EXERCISE DIRECTIONS. Reproduce the listing that follows with no differences at all.

■ ■ ■

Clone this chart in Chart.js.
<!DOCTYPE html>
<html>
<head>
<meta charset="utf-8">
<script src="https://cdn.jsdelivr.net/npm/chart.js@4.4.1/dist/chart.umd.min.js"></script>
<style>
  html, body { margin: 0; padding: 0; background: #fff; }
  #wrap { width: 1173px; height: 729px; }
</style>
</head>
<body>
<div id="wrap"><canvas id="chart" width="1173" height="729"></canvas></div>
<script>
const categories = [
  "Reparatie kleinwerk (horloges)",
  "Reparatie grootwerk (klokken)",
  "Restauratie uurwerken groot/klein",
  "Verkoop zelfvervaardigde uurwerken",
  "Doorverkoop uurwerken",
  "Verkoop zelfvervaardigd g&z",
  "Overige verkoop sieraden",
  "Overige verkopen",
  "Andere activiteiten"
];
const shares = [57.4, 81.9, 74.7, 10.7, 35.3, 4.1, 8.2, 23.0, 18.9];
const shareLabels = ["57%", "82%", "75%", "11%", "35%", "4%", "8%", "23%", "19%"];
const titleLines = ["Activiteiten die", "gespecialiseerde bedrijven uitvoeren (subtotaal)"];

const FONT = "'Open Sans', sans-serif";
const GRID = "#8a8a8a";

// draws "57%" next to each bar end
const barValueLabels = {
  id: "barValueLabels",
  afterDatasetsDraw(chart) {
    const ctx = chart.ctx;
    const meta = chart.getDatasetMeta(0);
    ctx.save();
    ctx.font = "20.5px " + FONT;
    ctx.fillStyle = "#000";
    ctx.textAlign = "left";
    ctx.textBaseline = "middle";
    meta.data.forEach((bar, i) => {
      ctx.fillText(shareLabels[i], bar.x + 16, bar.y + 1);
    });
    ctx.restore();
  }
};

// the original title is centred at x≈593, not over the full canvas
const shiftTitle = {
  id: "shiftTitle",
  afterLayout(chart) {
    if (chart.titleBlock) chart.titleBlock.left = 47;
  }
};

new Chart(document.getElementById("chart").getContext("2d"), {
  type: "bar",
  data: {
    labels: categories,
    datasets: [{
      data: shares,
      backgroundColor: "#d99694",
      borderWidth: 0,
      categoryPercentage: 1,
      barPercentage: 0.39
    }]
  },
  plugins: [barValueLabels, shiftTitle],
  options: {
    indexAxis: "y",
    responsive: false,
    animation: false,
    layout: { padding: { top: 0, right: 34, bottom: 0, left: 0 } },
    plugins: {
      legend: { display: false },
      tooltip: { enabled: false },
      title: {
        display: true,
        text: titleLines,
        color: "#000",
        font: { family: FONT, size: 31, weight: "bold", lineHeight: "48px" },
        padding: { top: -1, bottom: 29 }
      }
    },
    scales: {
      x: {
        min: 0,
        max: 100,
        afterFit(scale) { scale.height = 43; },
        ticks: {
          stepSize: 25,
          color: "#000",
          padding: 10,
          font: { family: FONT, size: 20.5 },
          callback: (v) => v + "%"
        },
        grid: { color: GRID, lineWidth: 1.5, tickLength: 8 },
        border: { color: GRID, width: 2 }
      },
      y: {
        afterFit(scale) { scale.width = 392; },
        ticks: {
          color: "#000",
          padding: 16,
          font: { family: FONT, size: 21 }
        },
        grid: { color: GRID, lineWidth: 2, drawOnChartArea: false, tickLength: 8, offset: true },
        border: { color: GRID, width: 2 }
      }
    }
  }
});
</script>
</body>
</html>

■ ■ ■

EXERCISE RESULT.
Clone this chart in Chart.js.
<!DOCTYPE html>
<html>
<head>
<meta charset="utf-8">
<script src="https://cdn.jsdelivr.net/npm/chart.js@4.4.1/dist/chart.umd.min.js"></script>
<style>
  html, body { margin: 0; padding: 0; background: #fff; }
  #wrap { width: 1173px; height: 729px; }
</style>
</head>
<body>
<div id="wrap"><canvas id="chart" width="1173" height="729"></canvas></div>
<script>
const categories = [
  "Reparatie kleinwerk (horloges)",
  "Reparatie grootwerk (klokken)",
  "Restauratie uurwerken groot/klein",
  "Verkoop zelfvervaardigde uurwerken",
  "Doorverkoop uurwerken",
  "Verkoop zelfvervaardigd g&z",
  "Overige verkoop sieraden",
  "Overige verkopen",
  "Andere activiteiten"
];
const shares = [57.4, 81.9, 74.7, 10.7, 35.3, 4.1, 8.2, 23.0, 18.9];
const shareLabels = ["57%", "82%", "75%", "11%", "35%", "4%", "8%", "23%", "19%"];
const titleLines = ["Activiteiten die", "gespecialiseerde bedrijven uitvoeren (subtotaal)"];

const FONT = "'Open Sans', sans-serif";
const GRID = "#8a8a8a";

// draws "57%" next to each bar end
const barValueLabels = {
  id: "barValueLabels",
  afterDatasetsDraw(chart) {
    const ctx = chart.ctx;
    const meta = chart.getDatasetMeta(0);
    ctx.save();
    ctx.font = "20.5px " + FONT;
    ctx.fillStyle = "#000";
    ctx.textAlign = "left";
    ctx.textBaseline = "middle";
    meta.data.forEach((bar, i) => {
      ctx.fillText(shareLabels[i], bar.x + 16, bar.y + 1);
    });
    ctx.restore();
  }
};

// the original title is centred at x≈593, not over the full canvas
const shiftTitle = {
  id: "shiftTitle",
  afterLayout(chart) {
    if (chart.titleBlock) chart.titleBlock.left = 47;
  }
};

new Chart(document.getElementById("chart").getContext("2d"), {
  type: "bar",
  data: {
    labels: categories,
    datasets: [{
      data: shares,
      backgroundColor: "#d99694",
      borderWidth: 0,
      categoryPercentage: 1,
      barPercentage: 0.39
    }]
  },
  plugins: [barValueLabels, shiftTitle],
  options: {
    indexAxis: "y",
    responsive: false,
    animation: false,
    layout: { padding: { top: 0, right: 34, bottom: 0, left: 0 } },
    plugins: {
      legend: { display: false },
      tooltip: { enabled: false },
      title: {
        display: true,
        text: titleLines,
        color: "#000",
        font: { family: FONT, size: 31, weight: "bold", lineHeight: "48px" },
        padding: { top: -1, bottom: 29 }
      }
    },
    scales: {
      x: {
        min: 0,
        max: 100,
        afterFit(scale) { scale.height = 43; },
        ticks: {
          stepSize: 25,
          color: "#000",
          padding: 10,
          font: { family: FONT, size: 20.5 },
          callback: (v) => v + "%"
        },
        grid: { color: GRID, lineWidth: 1.5, tickLength: 8 },
        border: { color: GRID, width: 2 }
      },
      y: {
        afterFit(scale) { scale.width = 392; },
        ticks: {
          color: "#000",
          padding: 16,
          font: { family: FONT, size: 21 }
        },
        grid: { color: GRID, lineWidth: 2, drawOnChartArea: false, tickLength: 8, offset: true },
        border: { color: GRID, width: 2 }
      }
    }
  }
});
</script>
</body>
</html>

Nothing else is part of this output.